Two weeks ago, Wade Michael Page walked into the Sikh temple in Oak Creek, Wis., armed with a bicep full of racist tattoos and a Springfield 9mm semi- automatic handgun.
Page proceeded to shoot down six Sikh worshipers in cold blood before putting a bullet in his own head.
Whether Page chose his victims based on their traditional turbans or because they were several shades darker than his self-professed Aryan ideal is unclear and frankly immaterial.
What couldn’t be more apparent is that this was an act of pure, unadulterated hate.
Prejudice is once again on the rise in America, and a recent Applied Research Center study shows that hatred may have more to do with economics than ideology.
According to the Los Angeles Times, religiously motivated hate crimes have surged back to an all-time high after reaching a post September 11 low.
This is evidenced by a dramatic spike in attacks against Muslim-Americans during this past month’s Ramadan celebrations.
In the last 30 days, seven mosques across the U.S. were targeted by vandalism, shooting and one successful act of arson which reduced a Joplin, Mo., mosque to nothing but cinders and ash.
As we enter an 11th consecutive year of war abroad, our economy continues its slow grind sideways. The largest drought since the Dust Bowl has lain waste to the American Midwest, Europe is collapsing and the list goes dismally on.
But this spate of violence and terror hasn’t been brought about by genuine anger.
It’s a much more insidious emotion that has settled into our collective psyche: fear.
And while it may be difficult to solve the problems we face, it is much easier to produce an ephemeral enemy — an enemy who looks differently and speaks differently and who stands out from the majority — and direct that fear toward them.
In Medieval Europe, when famine and plague would wipe out a kingdom’s crop, political and religious leaders would lay the blame on local Jews for poisoning the water.
And while these lies didn’t resurrect the wheat, they did unleash pogroms that killed thousands of European Jews centuries before the holocaust.
The same sort of actions were perpetrated against Christians in Muslim lands, and acts of violence against our African-American countrymen reached epidemic proportions during the Great Depression.
That is why within days of Congressman Joe Walsh’s (R-Ill) recent anti-Muslim tirade at a Chicago town hall meeting, two mosques in his district were targeted—one by a homemade acid bomb.
“There is a radical strain of Islam in this country…trying to kill Americans every week. … It is a threat that is much more at home now than it was after September 11,” Walsh told his constituents.
Despite the fact that not a single American civilian has been killed by Islamic extremists on U.S. soil since September 11, this false narrative is being pushed into the media stratosphere.
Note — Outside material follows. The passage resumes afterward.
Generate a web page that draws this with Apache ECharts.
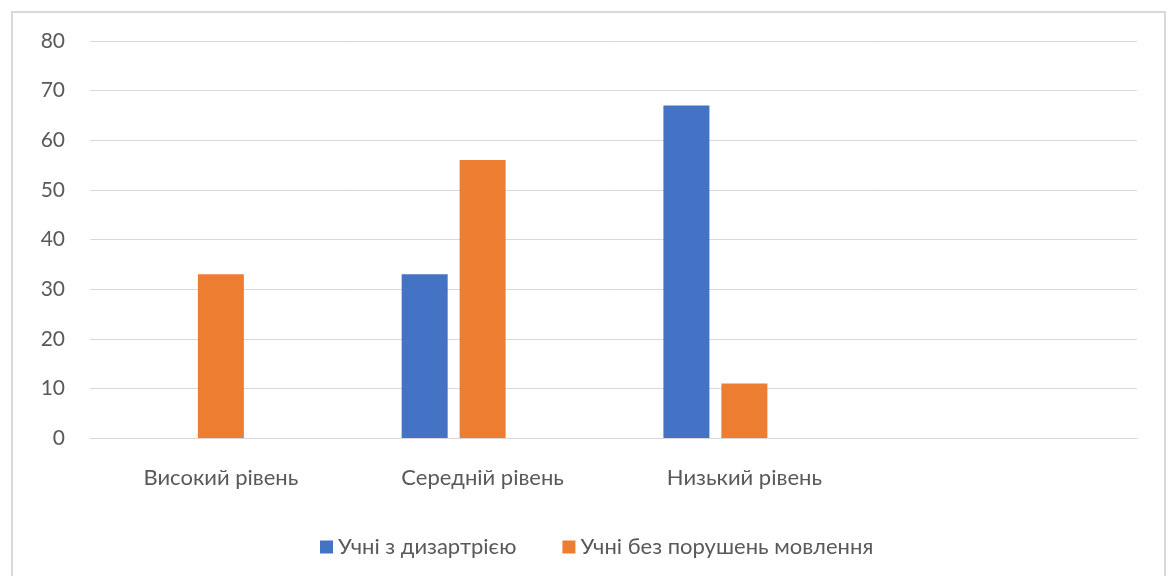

Right-wing Political Action Committees have sent out anti-Muslim propaganda to more than 28 million American homes, and bus ads in San Francisco have declared calling Muslims “uncivilized” and “savages.”
It is easier to hate something with a face — insidious foreign interlopers are far more palatable, far less scary — than our actual problems.
It’s easier to throw a Molotov cocktail at the house of an innocent Muslim family in Tampa, Fla., (Aug. 15, as reported by the Sacramento Bee) than it is to grapple with a failing economy and rapid social change.
Why? Because those things can’t be dealt with on an individual level. There isn’t anything we can do to bring all those dead crops back. There isn’t anything we can individually do to create more jobs.
There are a slew of statistics to support the correlation between hate crimes and tough times, but the circumstances of the Sikh shooter are telling in and of themselves.
Page was unemployed, uneducated and the frontman of a white supremacist rock band nobody cared about or listened to.
Page, like many Americans, needed a solution but was given someone to blame.
So he found an enemy — a group of people he never met and knew nothing about — and he massacred those people because that was easier than facing his real problems.